▶ [Supplied material]
================================
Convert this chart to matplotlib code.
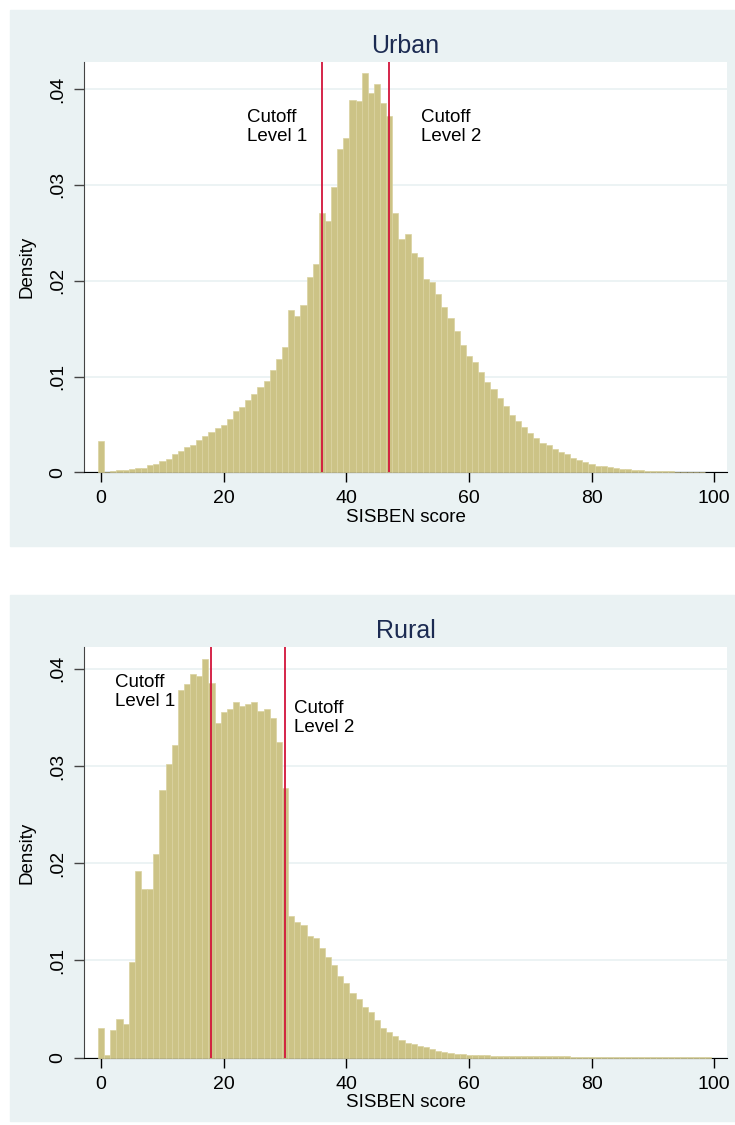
import numpy as np
import matplotlib.pyplot as plt
from matplotlib.patches import Rectangle
from matplotlib.ticker import FuncFormatter

plt.rcParams['font.family'] = ['Liberation Sans', 'DejaVu Sans']

# Densidad por puntaje SISBEN (en unidades de 0.01), una barra por entero
urban_score = np.arange(0, 99)
urban_density = np.array([
    0.33, 0.00, 0.01, 0.02, 0.02, 0.03, 0.04, 0.05, 0.08, 0.09,
    0.12, 0.14, 0.19, 0.22, 0.26, 0.29, 0.34, 0.38, 0.42, 0.46,
    0.49, 0.56, 0.64, 0.68, 0.75, 0.82, 0.89, 0.95, 1.07, 1.18,
    1.31, 1.69, 1.63, 1.75, 2.04, 2.17, 2.71, 2.62, 2.98, 3.38,
    3.49, 3.89, 3.88, 4.17, 3.96, 4.05, 3.86, 3.72, 2.71, 2.44,
    2.49, 2.29, 2.25, 2.02, 1.99, 1.86, 1.73, 1.61, 1.48, 1.33,
    1.21, 1.15, 1.05, 0.94, 0.87, 0.78, 0.69, 0.60, 0.54, 0.47,
    0.41, 0.36, 0.31, 0.28, 0.24, 0.21, 0.19, 0.15, 0.13, 0.11,
    0.09, 0.07, 0.066, 0.056, 0.049, 0.038, 0.031, 0.024, 0.020, 0.017,
    0.014, 0.012, 0.010, 0.009, 0.008, 0.007, 0.006, 0.005, 0.005,
]) / 100

rural_score = np.arange(0, 100)
rural_density = np.array([
    0.31, 0.03, 0.28, 0.40, 0.35, 0.98, 1.92, 1.73, 1.73, 2.09,
    2.75, 3.02, 3.22, 3.78, 3.84, 3.95, 3.93, 4.10, 3.85, 3.44,
    3.55, 3.59, 3.66, 3.62, 3.64, 3.66, 3.57, 3.59, 3.49, 3.25,
    2.77, 1.46, 1.40, 1.36, 1.25, 1.23, 1.13, 1.04, 0.95, 0.84,
    0.77, 0.67, 0.60, 0.52, 0.47, 0.39, 0.31, 0.26, 0.22, 0.18,
    0.15, 0.14, 0.12, 0.11, 0.086, 0.068, 0.058, 0.048, 0.041, 0.034,
    0.031, 0.028, 0.026, 0.024, 0.022, 0.020, 0.019, 0.018, 0.017, 0.017,
    0.016, 0.015, 0.015, 0.014, 0.014, 0.013, 0.013, 0.012, 0.012, 0.011,
    0.011, 0.010, 0.010, 0.010, 0.010, 0.009, 0.009, 0.009, 0.009, 0.009,
    0.008, 0.008, 0.008, 0.008, 0.008, 0.008, 0.008, 0.008, 0.008, 0.008,
]) / 100

urban_cutoffs = [36, 47]
rural_cutoffs = [18, 30]
x_ticks = [0, 20, 40, 60, 80, 100]
y_ticks = [0, 0.01, 0.02, 0.03, 0.04]

BG = '#EAF2F3'
BAR = '#CCC386'
BAR_EDGE = '#DAD3A0'
LINE = '#D2143A'

fig = plt.figure(figsize=(7.35, 11.25), dpi=100)

# fondos de cada panel, por debajo de los ejes
fig.patches.append(Rectangle((10 / 735, 1 - 546 / 1125), 725 / 735, 536 / 1125,
                             transform=fig.transFigure, color=BG, zorder=-10))
fig.patches.append(Rectangle((10 / 735, 1 - 1121 / 1125), 725 / 735, 526 / 1125,
                             transform=fig.transFigure, color=BG, zorder=-10))


def panel(rect, title, score, dens, cutoffs, ytop, labels):
    ax = fig.add_axes(rect)
    ax.set_facecolor('white')
    # las barras van sobre el eje x para que la cola siga visible
    ax.bar(score, dens, width=1.0, color=BAR, edgecolor=BAR_EDGE, linewidth=0.5,
           zorder=2.6, clip_on=False)
    for c in cutoffs:
        ax.axvline(c, color=LINE, lw=1.3, zorder=3)
    for (tx, ty, txt) in labels:
        ax.text(tx, ty, txt, fontsize=13.5, va='top', ha='left', linespacing=1.15, zorder=4)
    ax.set_xlim(-2.8, 102.1)
    ax.set_ylim(0, ytop)
    ax.set_xticks(x_ticks)
    ax.set_yticks(y_ticks)
    ax.yaxis.set_major_formatter(FuncFormatter(lambda v, p: '0' if v == 0 else f'{v:.2f}'[1:]))
    ax.yaxis.grid(True, color=BG, lw=1.3)
    ax.set_axisbelow(True)
    for s in ['top', 'right']:
        ax.spines[s].set_visible(False)
    ax.spines['left'].set_color('#444444')
    ax.spines['bottom'].set_color('black')
    ax.tick_params(axis='x', length=7, width=1, pad=6, labelsize=14)
    ax.tick_params(axis='y', length=7, width=1, color='#444444', pad=6,
                   labelsize=14, labelrotation=90)
    for lab in ax.get_yticklabels():
        lab.set_va('center')
    ax.set_xlabel('SISBEN score', fontsize=13.5, labelpad=1)
    ax.set_ylabel('Density', fontsize=13.5, labelpad=10)
    ax.set_title(title, fontsize=18, color='#1C2B52', pad=7)
    return ax


panel([84 / 735, 1 - 472.3 / 1125, 643 / 735, 410 / 1125], 'Urban',
      urban_score, urban_density, urban_cutoffs, 0.0428,
      [(23.8, 0.0379, 'Cutoff\nLevel 1'), (52.2, 0.0379, 'Cutoff\nLevel 2')])

panel([84 / 735, 1 - 1057.7 / 1125, 643 / 735, 410.4 / 1125], 'Rural',
      rural_score, rural_density, rural_cutoffs, 0.0422,
      [(2.2, 0.0395, 'Cutoff\nLevel 1'), (31.4, 0.0368, 'Cutoff\nLevel 2')])

fig.savefig('out.png', dpi=100)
================================
▶ [Task statement]
Exactly restate the lines from the beginning of the data through the line with "plt.rcParams['font.family'] = ['Liberation", and no others, keeping pictures out.

▶ [Problem solution]
Convert this chart to matplotlib code.
import numpy as np
import matplotlib.pyplot as plt
from matplotlib.patches import Rectangle
from matplotlib.ticker import FuncFormatter

plt.rcParams['font.family'] = ['Liberation Sans', 'DejaVu Sans']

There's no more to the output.